GIVEN INFORMATION.

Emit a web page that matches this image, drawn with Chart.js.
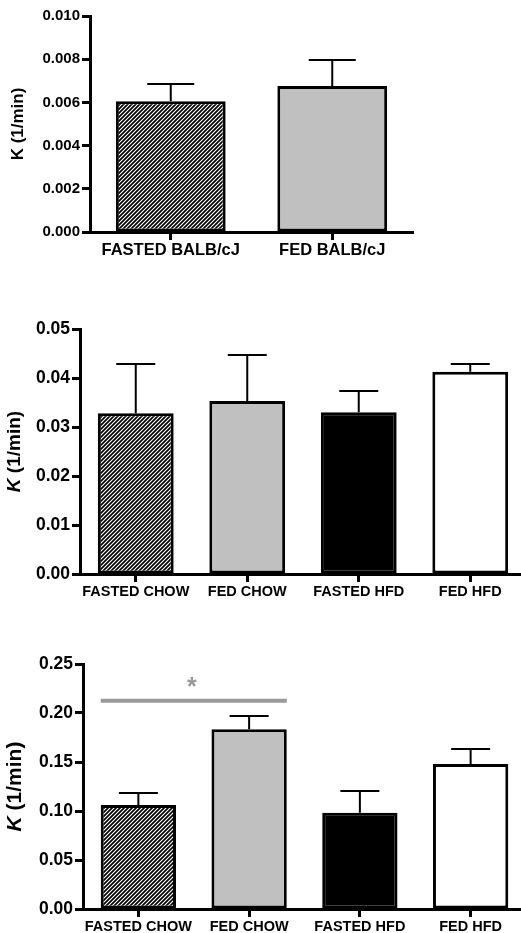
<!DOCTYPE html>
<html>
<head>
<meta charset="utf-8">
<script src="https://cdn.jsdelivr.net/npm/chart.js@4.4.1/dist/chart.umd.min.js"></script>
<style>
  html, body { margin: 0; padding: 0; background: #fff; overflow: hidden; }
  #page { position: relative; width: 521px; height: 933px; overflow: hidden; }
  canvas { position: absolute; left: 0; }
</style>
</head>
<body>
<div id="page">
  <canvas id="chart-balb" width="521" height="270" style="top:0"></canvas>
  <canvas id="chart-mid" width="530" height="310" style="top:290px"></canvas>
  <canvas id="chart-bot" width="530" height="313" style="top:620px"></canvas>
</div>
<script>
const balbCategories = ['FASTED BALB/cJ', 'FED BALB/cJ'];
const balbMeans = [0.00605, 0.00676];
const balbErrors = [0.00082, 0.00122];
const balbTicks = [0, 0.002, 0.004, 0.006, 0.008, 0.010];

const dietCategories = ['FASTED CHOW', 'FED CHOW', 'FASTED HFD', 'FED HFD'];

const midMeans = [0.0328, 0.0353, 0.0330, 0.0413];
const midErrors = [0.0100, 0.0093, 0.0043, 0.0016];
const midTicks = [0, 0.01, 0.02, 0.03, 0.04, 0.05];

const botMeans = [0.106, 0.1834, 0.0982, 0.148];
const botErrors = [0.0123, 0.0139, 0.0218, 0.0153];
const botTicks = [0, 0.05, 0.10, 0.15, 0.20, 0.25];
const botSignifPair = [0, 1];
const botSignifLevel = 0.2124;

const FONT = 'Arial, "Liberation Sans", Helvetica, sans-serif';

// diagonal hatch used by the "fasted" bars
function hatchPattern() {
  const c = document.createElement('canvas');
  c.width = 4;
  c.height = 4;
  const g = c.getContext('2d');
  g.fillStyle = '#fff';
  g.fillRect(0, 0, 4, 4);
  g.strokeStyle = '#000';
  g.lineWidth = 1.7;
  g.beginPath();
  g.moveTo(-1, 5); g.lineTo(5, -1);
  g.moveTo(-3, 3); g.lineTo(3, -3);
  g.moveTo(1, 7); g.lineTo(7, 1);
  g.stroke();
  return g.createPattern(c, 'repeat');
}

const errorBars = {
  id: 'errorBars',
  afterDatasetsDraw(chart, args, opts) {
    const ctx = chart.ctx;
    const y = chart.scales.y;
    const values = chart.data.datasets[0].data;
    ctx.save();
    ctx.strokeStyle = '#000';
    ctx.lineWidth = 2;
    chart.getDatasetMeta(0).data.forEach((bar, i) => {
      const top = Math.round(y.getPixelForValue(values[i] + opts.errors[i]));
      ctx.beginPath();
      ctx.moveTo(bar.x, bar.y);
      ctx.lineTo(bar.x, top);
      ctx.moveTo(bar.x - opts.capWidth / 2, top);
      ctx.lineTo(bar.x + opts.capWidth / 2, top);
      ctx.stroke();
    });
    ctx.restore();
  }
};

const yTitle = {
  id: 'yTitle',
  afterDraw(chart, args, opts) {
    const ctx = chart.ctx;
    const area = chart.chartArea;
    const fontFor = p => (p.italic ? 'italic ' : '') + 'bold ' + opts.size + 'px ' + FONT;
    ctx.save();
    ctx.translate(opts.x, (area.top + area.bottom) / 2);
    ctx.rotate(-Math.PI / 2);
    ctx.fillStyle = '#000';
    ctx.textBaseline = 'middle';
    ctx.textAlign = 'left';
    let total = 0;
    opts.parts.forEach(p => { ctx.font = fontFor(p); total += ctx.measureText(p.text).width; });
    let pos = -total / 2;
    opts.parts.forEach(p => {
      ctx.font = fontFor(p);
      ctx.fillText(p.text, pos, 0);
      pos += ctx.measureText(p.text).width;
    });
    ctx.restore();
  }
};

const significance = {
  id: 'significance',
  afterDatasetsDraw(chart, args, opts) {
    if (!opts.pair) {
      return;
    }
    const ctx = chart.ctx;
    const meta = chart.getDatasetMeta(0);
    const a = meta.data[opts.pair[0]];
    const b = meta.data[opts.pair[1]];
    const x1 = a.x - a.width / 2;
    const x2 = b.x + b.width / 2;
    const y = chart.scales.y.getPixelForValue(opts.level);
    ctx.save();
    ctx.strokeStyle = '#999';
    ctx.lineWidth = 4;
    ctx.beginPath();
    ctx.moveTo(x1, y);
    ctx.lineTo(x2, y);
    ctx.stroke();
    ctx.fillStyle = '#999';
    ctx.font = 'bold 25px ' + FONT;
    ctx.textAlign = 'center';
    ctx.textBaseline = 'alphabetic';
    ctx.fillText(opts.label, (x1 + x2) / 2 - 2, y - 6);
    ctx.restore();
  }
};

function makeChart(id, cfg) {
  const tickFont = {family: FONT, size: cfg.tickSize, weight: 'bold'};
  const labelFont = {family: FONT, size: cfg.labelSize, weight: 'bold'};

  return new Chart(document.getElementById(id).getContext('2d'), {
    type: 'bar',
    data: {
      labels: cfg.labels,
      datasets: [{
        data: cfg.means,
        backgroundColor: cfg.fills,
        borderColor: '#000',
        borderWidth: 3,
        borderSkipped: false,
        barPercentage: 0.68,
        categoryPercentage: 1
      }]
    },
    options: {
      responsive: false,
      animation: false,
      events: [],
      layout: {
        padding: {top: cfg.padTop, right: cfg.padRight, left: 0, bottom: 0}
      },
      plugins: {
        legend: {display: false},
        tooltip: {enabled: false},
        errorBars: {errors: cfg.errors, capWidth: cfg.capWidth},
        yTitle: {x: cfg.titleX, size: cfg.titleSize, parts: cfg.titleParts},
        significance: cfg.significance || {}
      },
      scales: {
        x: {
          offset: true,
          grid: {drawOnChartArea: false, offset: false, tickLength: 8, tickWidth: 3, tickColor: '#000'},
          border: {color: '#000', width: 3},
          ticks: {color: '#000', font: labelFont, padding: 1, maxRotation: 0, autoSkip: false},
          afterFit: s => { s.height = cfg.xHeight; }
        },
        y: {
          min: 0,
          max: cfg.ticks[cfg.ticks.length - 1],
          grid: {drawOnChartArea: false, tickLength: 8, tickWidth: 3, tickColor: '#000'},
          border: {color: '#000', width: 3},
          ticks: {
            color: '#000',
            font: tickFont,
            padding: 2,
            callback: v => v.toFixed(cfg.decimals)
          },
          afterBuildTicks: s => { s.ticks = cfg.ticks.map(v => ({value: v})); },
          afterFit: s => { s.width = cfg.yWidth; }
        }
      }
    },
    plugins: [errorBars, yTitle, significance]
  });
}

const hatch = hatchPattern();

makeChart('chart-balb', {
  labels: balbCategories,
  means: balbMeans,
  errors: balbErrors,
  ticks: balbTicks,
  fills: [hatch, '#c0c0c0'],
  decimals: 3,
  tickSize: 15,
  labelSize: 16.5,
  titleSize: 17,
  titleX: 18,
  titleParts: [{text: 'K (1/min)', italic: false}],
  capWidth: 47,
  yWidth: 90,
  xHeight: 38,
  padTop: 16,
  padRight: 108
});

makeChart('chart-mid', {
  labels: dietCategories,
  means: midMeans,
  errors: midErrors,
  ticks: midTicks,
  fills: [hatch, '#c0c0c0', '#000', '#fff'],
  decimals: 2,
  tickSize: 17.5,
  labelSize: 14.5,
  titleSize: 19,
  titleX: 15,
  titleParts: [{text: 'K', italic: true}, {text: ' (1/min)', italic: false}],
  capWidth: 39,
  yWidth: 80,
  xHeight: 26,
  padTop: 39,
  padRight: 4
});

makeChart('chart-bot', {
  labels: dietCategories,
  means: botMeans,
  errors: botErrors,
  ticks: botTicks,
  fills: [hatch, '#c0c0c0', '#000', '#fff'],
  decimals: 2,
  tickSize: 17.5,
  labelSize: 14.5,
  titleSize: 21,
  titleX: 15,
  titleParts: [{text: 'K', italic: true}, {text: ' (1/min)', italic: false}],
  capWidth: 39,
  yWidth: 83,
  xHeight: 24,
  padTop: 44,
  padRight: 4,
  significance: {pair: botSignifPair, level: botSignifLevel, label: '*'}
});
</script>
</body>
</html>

THE EXERCISE. Would you reproduce the lines above, from the very first through the line containing "const dietCategories = ['FASTED", exactly and without the pictures?

COMPLETE ANSWER.
Emit a web page that matches this image, drawn with Chart.js.
<!DOCTYPE html>
<html>
<head>
<meta charset="utf-8">
<script src="https://cdn.jsdelivr.net/npm/chart.js@4.4.1/dist/chart.umd.min.js"></script>
<style>
  html, body { margin: 0; padding: 0; background: #fff; overflow: hidden; }
  #page { position: relative; width: 521px; height: 933px; overflow: hidden; }
  canvas { position: absolute; left: 0; }
</style>
</head>
<body>
<div id="page">
  <canvas id="chart-balb" width="521" height="270" style="top:0"></canvas>
  <canvas id="chart-mid" width="530" height="310" style="top:290px"></canvas>
  <canvas id="chart-bot" width="530" height="313" style="top:620px"></canvas>
</div>
<script>
const balbCategories = ['FASTED BALB/cJ', 'FED BALB/cJ'];
const balbMeans = [0.00605, 0.00676];
const balbErrors = [0.00082, 0.00122];
const balbTicks = [0, 0.002, 0.004, 0.006, 0.008, 0.010];

const dietCategories = ['FASTED CHOW', 'FED CHOW', 'FASTED HFD', 'FED HFD'];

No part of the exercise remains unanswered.